Dans les dernières secondes du débat télévisé, l’animateur Paul Arcand a annoncé que « la question de la femme » serait abordée : « Parfois on se demande si c’est pas plutôt la femme qui est victime de tous ces accommodements. Avez-vous l’impression que les femmes paient le prix de toutes ces revendications ? »

Madame Bombardier disait : « Le voile, c’est un signe d’inégalité entre les hommes et les femmes. Ce que l’on veut, c’est que la femme disparaisse. La femme est un objet de péché pour l’homme », lorsque le représentant musulman lui a coupé la parole en haussant le ton pour lui reprocher : « En disant ça, vous me faites mal deux fois. »

Il l’a interrompue, il l’a blâmée ; il lui "a fait mal deux fois" mais cela, personne ne l’a relevé.

Modèle dans l’établissement des droits humains, le Québec était à l’avant-garde par ses mesures favorisant l’égalité entre les femmes et les hommes. Or, les femmes ne cessent de perdre du terrain au plan de leur image, de leur influence, de leurs droits. Maintenant, symbolisée par le port du voile, promue par les exhortations hassidiques, exaltée par les tribunaux islamiques, favorisée par les dogmes catholiques, la propagande haineuse à l’égard des femmes empire parce que les gouvernements refusent de légiférer et d’appliquer des principes d’égalité.

Le maintien des discriminations sexistes, au nom des religions, nuit à la difficile avancée des femmes pour la reconnaissance et l’application de leurs droits. Le Québec dérape et la composition de ce panel, auquel une seule femme participait, reflète le recul et la perte des droits humains que les féministes observent de plus en plus.

La femme est la grande perdante dans les accommodements religieux. « Qui ne dit mot consent. » L’inaction de nos gouvernements laisse supposer son approbation. L’humiliation, l’infériorisation et l’impuissance de la femme sont promulguées publiquement sans que nos gouvernements interviennent. Pourquoi ?

Alors qu’ils auraient dû aller de soi, être automatiques, les droits des femmes ont été accordés au compte-gouttes, avec condescendance, comme des faveurs, que l’on semble regretter.
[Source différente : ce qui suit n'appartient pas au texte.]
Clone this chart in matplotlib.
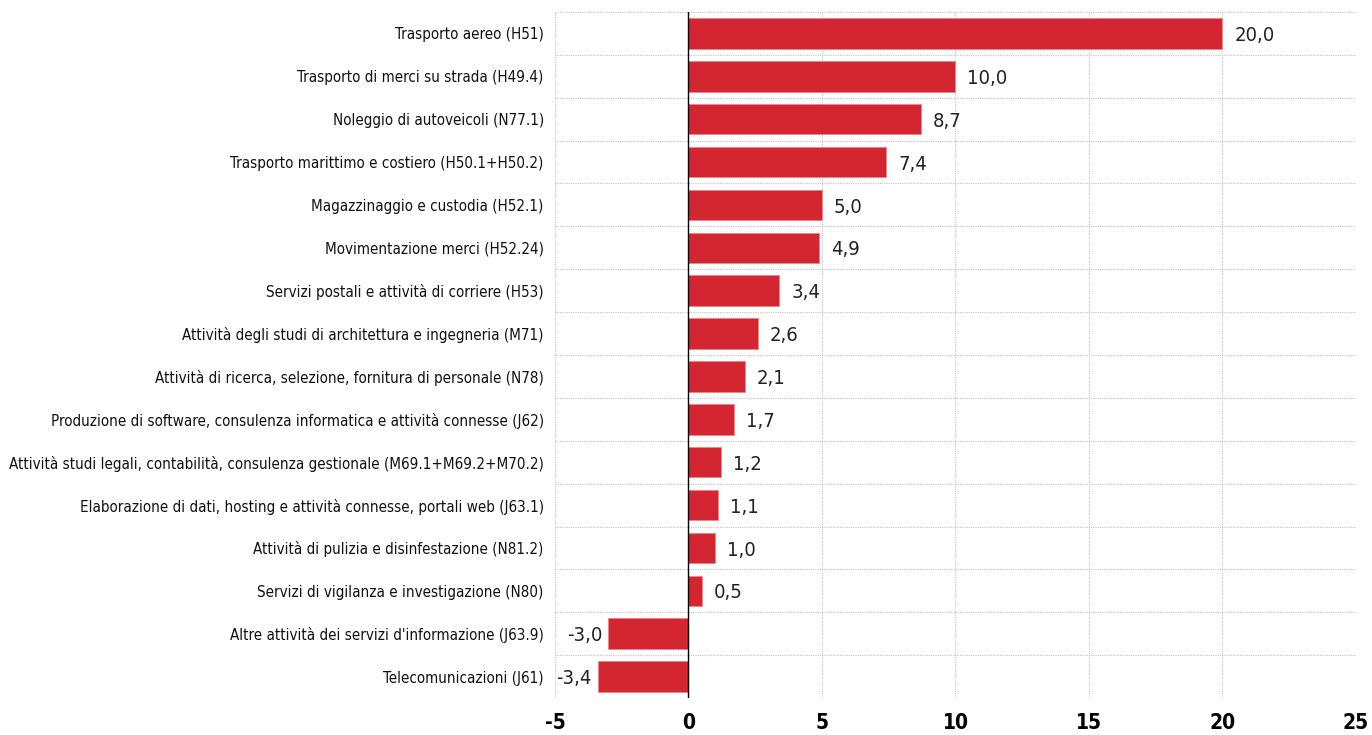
import matplotlib
matplotlib.use("Agg")
import matplotlib.pyplot as plt
from matplotlib import font_manager
from matplotlib.font_manager import FontProperties

categories = [
    "Trasporto aereo (H51)",
    "Trasporto di merci su strada (H49.4)",
    "Noleggio di autoveicoli (N77.1)",
    "Trasporto marittimo e costiero (H50.1+H50.2)",
    "Magazzinaggio e custodia (H52.1)",
    "Movimentazione merci (H52.24)",
    "Servizi postali e attività di corriere (H53)",
    "Attività degli studi di architettura e ingegneria (M71)",
    "Attività di ricerca, selezione, fornitura di personale (N78)",
    "Produzione di software, consulenza informatica e attività connesse (J62)",
    "Attività studi legali, contabilità, consulenza gestionale (M69.1+M69.2+M70.2)",
    "Elaborazione di dati, hosting e attività connesse, portali web (J63.1)",
    "Attività di pulizia e disinfestazione (N81.2)",
    "Servizi di vigilanza e investigazione (N80)",
    "Altre attività dei servizi d'informazione (J63.9)",
    "Telecomunicazioni (J61)",
]
values = [20.0, 10.0, 8.7, 7.4, 5.0, 4.9, 3.4, 2.6, 2.1, 1.7, 1.2, 1.1, 1.0, 0.5, -3.0, -3.4]
xticks = [-5, 0, 5, 10, 15, 20, 25]

# look for a condensed/narrow sans font
reg_file = None
bold_file = None
for f in font_manager.fontManager.ttflist:
    nm = f.name.lower()
    fn = f.fname.lower()
    cond = ('narrow' in nm or 'condensed' in nm or 'condensed' in fn or 'narrow' in fn
            or f.stretch in ('condensed', 'semi-condensed', 'extra-condensed', 583, 625, 500))
    if cond and 'sans' in nm and 'mono' not in nm:
        w = f.weight if isinstance(f.weight, int) else (700 if f.weight == 'bold' else 400)
        if f.style == 'normal':
            if w >= 600 and bold_file is None:
                bold_file = f.fname
            elif w < 600 and reg_file is None:
                reg_file = f.fname

plt.rcParams['font.family'] = ['Liberation Sans', 'DejaVu Sans']
if reg_file:
    fp_lab = FontProperties(fname=reg_file, size=10.9)
    fp_val = FontProperties(fname=reg_file, size=14.5)
else:
    fp_lab = FontProperties(family='Liberation Sans', size=11.2)
    fp_val = FontProperties(family='Liberation Sans', size=14)
if bold_file:
    fp_tick = FontProperties(fname=bold_file, size=15)
else:
    fp_tick = FontProperties(family='Liberation Sans', weight='bold', size=14)

fig = plt.figure(figsize=(13.72, 7.35), dpi=100)
ax = fig.add_axes([0.4045, 0.0503, 0.5838, 0.9334])

n = len(categories)
ypos = list(range(n))
ax.barh(ypos, values, height=0.71, color="#D32630", edgecolor="#E8868B", linewidth=0.6, zorder=3)
ax.set_ylim(n - 0.5, -0.5)
ax.set_xlim(-5, 25)
ax.set_xticks(xticks)
ax.set_xticklabels([str(t) for t in xticks], fontproperties=fp_tick)
ax.set_yticks(ypos)
ax.set_yticklabels(categories, fontproperties=fp_lab, color="#111111")
ax.tick_params(axis='both', length=0)
ax.tick_params(axis='x', pad=11)
ax.tick_params(axis='y', pad=8)

for b in [i + 0.5 for i in range(-1, n)]:
    ax.axhline(b, color="#C4C4C4", linestyle=(0, (1, 1)), linewidth=0.8, zorder=1)
for t in xticks:
    ax.axvline(t, color="#C4C4C4", linestyle=(0, (1, 1)), linewidth=0.8, zorder=1)
ax.axvline(0, color="black", linewidth=1.0, zorder=4)

for s in ax.spines.values():
    s.set_visible(False)

for y, v in zip(ypos, values):
    lab = f"{v:.1f}".replace(".", ",")
    if v >= 0:
        ax.text(v + 0.45, y + 0.05, lab, va='center', ha='left', fontproperties=fp_val, color="#222222")
    else:
        ax.text(v - 0.22, y + 0.05, lab, va='center', ha='right', fontproperties=fp_val, color="#222222")

fig.savefig("out.png", dpi=100)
Avec une inquiétude justifiée devant ce qui nous est enlevé par l’entremise de ce qui nous est imposé, sera-t-il possible, tel que le souhaite Madame Bombardier, de « faire respecter nos acquis qui sont récents et encore fragiles » ?

Note

1. Anisia Campos, Les religions, sources de l’asservissement des femmes : invitation à la réflexion et à l’action, Montréal, Carte blanche, 2006, 146 p. Cet essai a été publié, en traduction roumaine, en janvier 2003, à Bucarest.